Author Catherine Gildiner tells curious tales

2009-10-01 / Local News

By Constance Scrafield-Danby Freelance Contributor

Catherine Gildiner Catherine Gildiner "When I was four years old," reminisces Catherine Gildiner, "the doctor told my parents that I was hyper-active and needed to go to work full time."

As a result of this rather strange recommendation, she said, "I went to work at the age of four for my father, who owned a drug store. My mother taught me to read so that I did the delivery rounds for the drug with a black man who drove the van. He couldn't read and I couldn't drive so we managed the deliveries between us.

She explained further, "When I went to school, I still worked. I started work at 6 in the morning and then got picked up from school at 3, 3:30, and worked again until 6."

All this is part of the autobiographical tales Ms Gildiner spins in her first book, Too Close to the Falls, of her life in Lewiston, N.Y. She recently followed that with the second volume about her life, After the Falls, about her adolescent years when she dealt with the fact that as a child working full time, she had missed out how to relate to her peers.

In the second book, she relates her technique for "worming [my] way into being a teenager." Observation and a sense of humour, it seems, were her main allies in coping with these challenges.

Ms Gildiner was concerned to relate stories from her life in the '60s and '70s, for which period there are few actual memoirs.

Her final destination of Toronto, Canada (up to this point) came via a stint of studying in Oxford, England, from which she came to Toronto, also to study, meeting the man of her life, marrying and settling here.

During her studies, she wrote her thesis for her PhD in psychology on Darwin's influence on Freud. Over her ensuing years of travel and work, doing lectures, she learned that, in Canada, at the University of Toronto, for example, Freud is not taught, due to his being an anti-feminist and, in the U.S., Darwin is not taught as being evolutionist.

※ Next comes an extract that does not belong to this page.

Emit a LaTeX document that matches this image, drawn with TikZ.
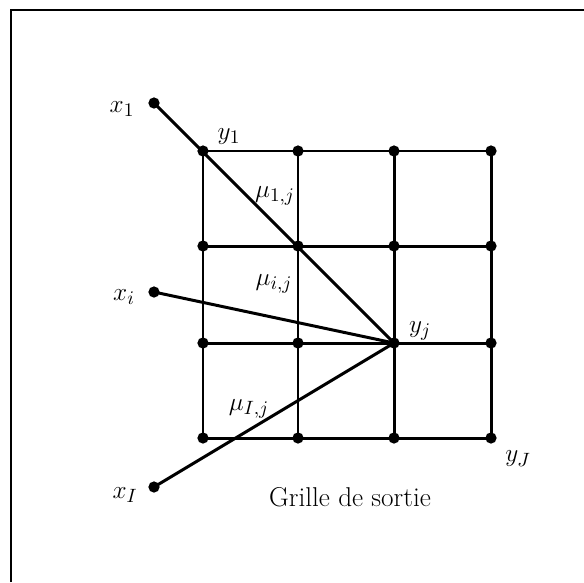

As she put it, Freud was a man of his times, the mid- to late 1800's when attitudes toward women were not what it is now. Darwin's theories are disputed in the U.S. Bible belts, which does not actually diminish their veracity but keeps him out of the high school curriculum.

It seemed a pity to Ms. Gildiner for young people to lose the genius and wisdom of both these men for the sake of political correctness in the case of Freud and misguided information in the case of Darwin. As she was reluctant to have her thesis "go on a dusty shelf" she fictionalized it in a novel, Seduction.

She told me: "I wrote Seduction to push both these men forward."

Although, nowadays, Ms Gildiner works as a psychologist perhaps once a week, she is now a fulltime writer, working nine to five, five days a week. Currently, she is writing the third volume of her life's stories, which takes her from Amherst to Oxford to Toronto and her marriage here.

In recent years, she and her husband have bought a property in the country near Creemore, which they like very much. It is a working farm inasmuch as a local farmer grows crops on their fields. Picturesque and practical.

Says Ms. Gildiner, "I love the country. Of course, I was brought up in a small town near the countryside."

There are country life problems with which they are learning to deal: the wind blowing the snow across their driveway — "Sometimes we have to have the drive cleared three times in a day."

They are looking into snow fencing.

The recent storms took out five of their trees and demolished a shed so that they are looking at renovations to the house. Tightening, bracing for the winter like the rest of us.

Between writing fiction and autobiography, we agreed that in many ways, autobiography is easier to write but harder to defend. Some of the people are still alive, as Ms. Gildiner noted.

Apparently, libel relates to damage more than truth and truth is mutable when it relates to feelings and memories. Lawyers become involved and thin lines are drawn.

For her writing fiction, Ms. Gildiner is ambiguous. She would like to write another novel — a historical novel. She has been asked about writing short stories. She has a beautiful idea about telling the stories about people who have been through terrible ordeals but have chosen not to be the victims of those ordeals

"There are lots of ideas," she affirmed.

Catherine Gildiner is joining fellow authors, John Bemrose, Robert Rotenberg and Margaret Wente at BookLore's annual Armchairs, Authors and Art this Friday, October 2, at the SGI Canada Caledon Centre for Culture and Education at 20490 Porterfield Road (Peel Road 136), Alton. Doors open at 6:30 p.m., with refreshments by What's Cookin'.